Kesia Kurian and Shulan Qui, Year 13 students attending John Paul College in Rotorua, have made it through to the final round of the 2016/2017 Conrad Spirit of Innovation Challenge.
Kesia Kurian and Shulan Qui, Year 13 students attending John Paul College in Rotorua, have made it through to the final round of the 2016/2017 Conrad Spirit of Innovation Challenge. This international science-based, entrepreneurial competition takes place at the Kennedy Space Centre in Orlando, Florida in April. As part of their entry, they pitched the concept of a diazotroph-based biofertiliser, based on research they undertook last year as part of a Team Silver CREST project. They were mentored by CREST consultant, Sarah Addison, from Scion Research.
Follow the link to their video entry: https://www.youtube.com/watch?v=YSRVXjhtayw
The students investigated the use of diazotrophs, or nitrogen fixing microorganisms, in biofertilisers. Their biofertilisers consisted of cultured diazotrophs from six different Rotorua locations. Mung beans, Pinus radiata and radishes were inoculated with these diazotrophs. They also tested a variety of commercial fertilisers available on the market today.

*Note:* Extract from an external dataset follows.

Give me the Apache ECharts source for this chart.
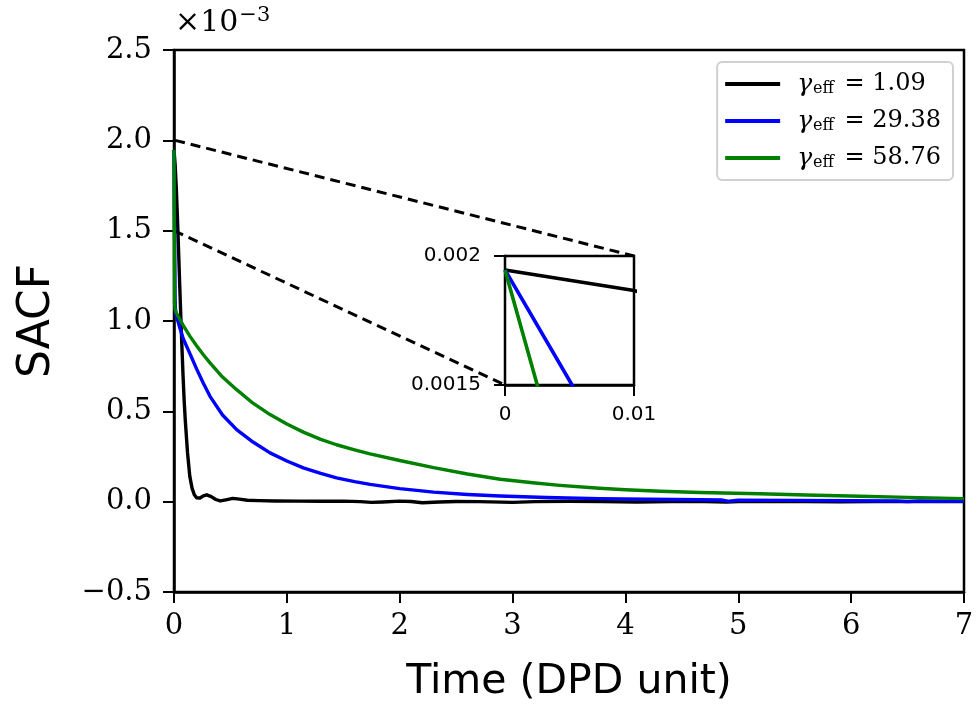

After one-way analysis of variance (ANOVA) of their data, it was found that there was no statistically significant difference between treatments (for the dry weight measurements – excluding test plant stem heights). This may have been due to experiment length, climactic conditions or a small sample size.
Kesia and Shulan entered their Silver CREST project into the BOP regional science fair in 2016 and won a number of awards.
Kesia is no stranger to being selected for Royal Society of New Zealand programmes and alongside her Silver CREST project, she was selected by the Society to attend Youth ANZAAS in Australia and Powering Potential in 2016.
The students will be supported to attend the competition in Florida by the Talented School Students Travel Award Fund.
The Royal Society of New Zealand wishes the students every success and will keep you posted of their results.